The Shabbat after, I found myself lying in bed throwing up which happened to many people as something was going around. I received my first ever IV and felt really weak. Many people tried to stretch out more sick days from this but I had made a pact with myself that I didn’t just come here for nothing and pushed myself. Plus, the next week was a fun one anyways; it was Hebrew ulpan week for all immigrants with less than perfect Hebrew. I really enjoyed this week and learned a lot. However, on one day, I got pulled out to help the platoon in the shetach since there was a lack of drivers, and although I didn’t want to do this at the time, it would pay its dividends shortly. Overall, it was a very fun week to say the least.

The reason it paid off to do the day of training is because the following week, nine people were chosen to go and do a special week-long training with the infantry forces of Givati and I was one of them. They were going to be doing their war simulation week and we were going to be joining them. We slept a lot less than usual and had less supplies, water, and food than usual, but I wouldn’t hesitate to say it was my most fun week of training I've done up to this point. The shetach was beautiful with boulders, flowers, trees, blue skies with clouds, and rolling hills of green for kilometers on end. Well, at least it was completely like that unitl I and the fellow drivers ran a lot of it over, including full trees. Yes, I'm guilty (and sorry) for contributing to destroying the environment.

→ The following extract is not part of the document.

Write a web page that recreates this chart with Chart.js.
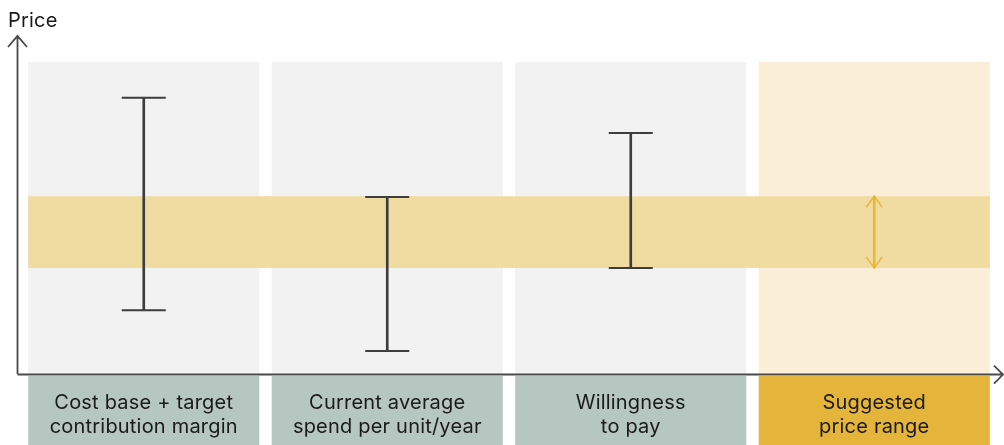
<!DOCTYPE html>
<html>
<head>
<meta charset="utf-8">
<script src="https://cdn.jsdelivr.net/npm/chart.js@4.4.1/dist/chart.umd.min.js"></script>
<style>
  html,body{margin:0;padding:0;background:#fff;}
  #wrap{width:1004px;height:445px;position:relative;}
</style>
</head>
<body>
<div id="wrap"><canvas id="priceChart"></canvas></div>
<script>
// categories and values (price units, 0 = x axis)
const categories = [
  ['Cost base + target', 'contribution margin'],
  ['Current average', 'spend per unit/year'],
  ['Willingness', 'to pay'],
  ['Suggested', 'price range']
];
const rangeLow  = [18.9, 6.8, 31.4, null];
const rangeHigh = [81.7, 52.4, 71.3, null];
const suggestedRange = [31.4, 52.6];
const columnTop = [92.3, 92.3, 92.3, 92.3];
const labelBox = [-0.6, -21];
const yTicks = [-21, 100];

const colColors = ['#f1f2f1', '#f1f2f1', '#f1f2f1', '#faeed9'];
const boxColors = ['#b6c6c0', '#b6c6c0', '#b6c6c0', '#e5b53b'];
const bandColor = '#f0dba0';
const stemColor = '#3d3d3d';
const arrowColor = '#e6b840';
const axisColor = '#4a4a4a';
const fontFamily = 'Inter, "Noto Sans", sans-serif';

const stems = rangeLow.map((lo, i) => lo == null ? suggestedRange.slice() : [lo, rangeHigh[i]]);

// draws the yellow band right after the column backgrounds
const bandPlugin = {
  id: 'band',
  afterDatasetDraw(chart, args) {
    if (args.index !== 4) return;
    const meta = chart.getDatasetMeta(4);
    const y = chart.scales.y;
    const top = y.getPixelForValue(suggestedRange[1]);
    const bot = y.getPixelForValue(suggestedRange[0]);
    const first = meta.data[0], last = meta.data[3];
    const l = first.x - first.width / 2, r = last.x + last.width / 2;
    const ctx = chart.ctx;
    ctx.save();
    ctx.fillStyle = bandColor;
    ctx.fillRect(l, top, r - l, bot - top);
    ctx.restore();
  }
};

// axes with arrows, axis title, label text, suggested range arrowheads
const decoPlugin = {
  id: 'deco',
  afterDatasetsDraw(chart) {
    const ctx = chart.ctx;
    const x = chart.scales.x, y = chart.scales.y;
    const y0 = y.getPixelForValue(0);
    const ax = chart.chartArea.left - 4.5;
    const axTop = 36;
    const axRight = 1003;
    ctx.save();
    ctx.strokeStyle = axisColor;
    ctx.lineWidth = 1.8;
    ctx.beginPath();
    ctx.moveTo(ax, y0); ctx.lineTo(ax, axTop + 1);
    ctx.moveTo(ax - 9.5, axTop + 11); ctx.lineTo(ax, axTop); ctx.lineTo(ax + 9.5, axTop + 11);
    ctx.moveTo(ax, y0 + 0.5); ctx.lineTo(axRight - 1, y0 + 0.5);
    ctx.moveTo(axRight - 9, y0 - 8.5); ctx.lineTo(axRight, y0 + 0.5); ctx.lineTo(axRight - 9, y0 + 9.5);
    ctx.stroke();

    ctx.fillStyle = '#1a1a1a';
    ctx.font = '20px ' + fontFamily;
    ctx.letterSpacing = '0.2px';
    ctx.textAlign = 'left';
    ctx.textBaseline = 'alphabetic';
    ctx.fillText('Price', 8, 27);

    ctx.textAlign = 'center';
    categories.forEach((lines, i) => {
      const cx = x.getPixelForValue(i);
      lines.forEach((t, j) => ctx.fillText(t, cx, 409 + j * 24));
    });

    // arrowheads for the suggested range
    const cx = x.getPixelForValue(3);
    const t = y.getPixelForValue(suggestedRange[1]);
    const b = y.getPixelForValue(suggestedRange[0]);
    ctx.strokeStyle = arrowColor;
    ctx.lineWidth = 1.6;
    ctx.beginPath();
    ctx.moveTo(cx - 8, t + 11); ctx.lineTo(cx, t); ctx.lineTo(cx + 8, t + 11);
    ctx.moveTo(cx - 8, b - 11); ctx.lineTo(cx, b); ctx.lineTo(cx + 8, b - 11);
    ctx.stroke();
    ctx.restore();
  }
};

new Chart(document.getElementById('priceChart'), {
  type: 'bar',
  data: {
    labels: categories,
    datasets: [
      { // caps high
        type: 'line', data: rangeHigh, showLine: false,
        pointStyle: 'line', pointRadius: 22, pointBorderWidth: 2,
        borderColor: stemColor, order: 0
      },
      { // caps low
        type: 'line', data: rangeLow, showLine: false,
        pointStyle: 'line', pointRadius: 22, pointBorderWidth: 2,
        borderColor: stemColor, order: 1
      },
      { // stems
        data: stems, barThickness: 2, grouped: false,
        backgroundColor: [stemColor, stemColor, stemColor, arrowColor], order: 2
      },
      { // label boxes
        data: categories.map(() => labelBox), grouped: false,
        barPercentage: 0.949, categoryPercentage: 1,
        backgroundColor: boxColors, order: 3
      },
      { // column backgrounds
        data: columnTop.map(v => [0, v]), grouped: false,
        barPercentage: 0.949, categoryPercentage: 1,
        backgroundColor: colColors, order: 4
      }
    ]
  },
  options: {
    responsive: true,
    maintainAspectRatio: false,
    animation: false,
    layout: { autoPadding: false, padding: { left: 22, right: 8, top: 36, bottom: 0 } },
    plugins: { legend: { display: false }, tooltip: { enabled: false } },
    scales: {
      x: { display: false },
      y: { display: false, min: yTicks[0], max: yTicks[1] }
    }
  },
  plugins: [bandPlugin, decoPlugin]
});
</script>
</body>
</html>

The end of the week brought me to June 18 – my birthday. Usually before my birthday I feel it coming, some anticipation. For some reason, maybe the fact that time flies faster than usual here, it snuck up on me. Or maybe it was that it was the most different and interesting birthday I have ever had. I received beautiful and warm wishes from family and friends and at the end of the day my great adoptive family took me out for a nice steak dinner and my friends took me out to a club. But it was before that which made it so interesting. Waking up at 3 AM to drive a tank for about 10 kilometers and three hours of time was never something I dreamt of doing on my birthday.

It was then I realized how much I had become integrated into the army. And I thought how regular it had become to wake up and be in the army or after a weekend at home to travel back to the army and not feel completely depressed. I had felt like I had overcome the hardest (in my opinion) about the army – the mental aspect, not the physical one. At the beginning, it was extremely difficult to return or even think about the week that would be. Now, here I was at the (army-old) age of 23 and I felt like I had done it, I had overcome that. It may not have been a birthday I would have ever drawn up in my head, but it might have been the most influential in my life, at least considering where I am and what I am doing. I was now 23 and the training was coming to an end, but in essence it was really only beginning – because I realized different life lessons along the journey that is the Israeli army that will only help me from here on out.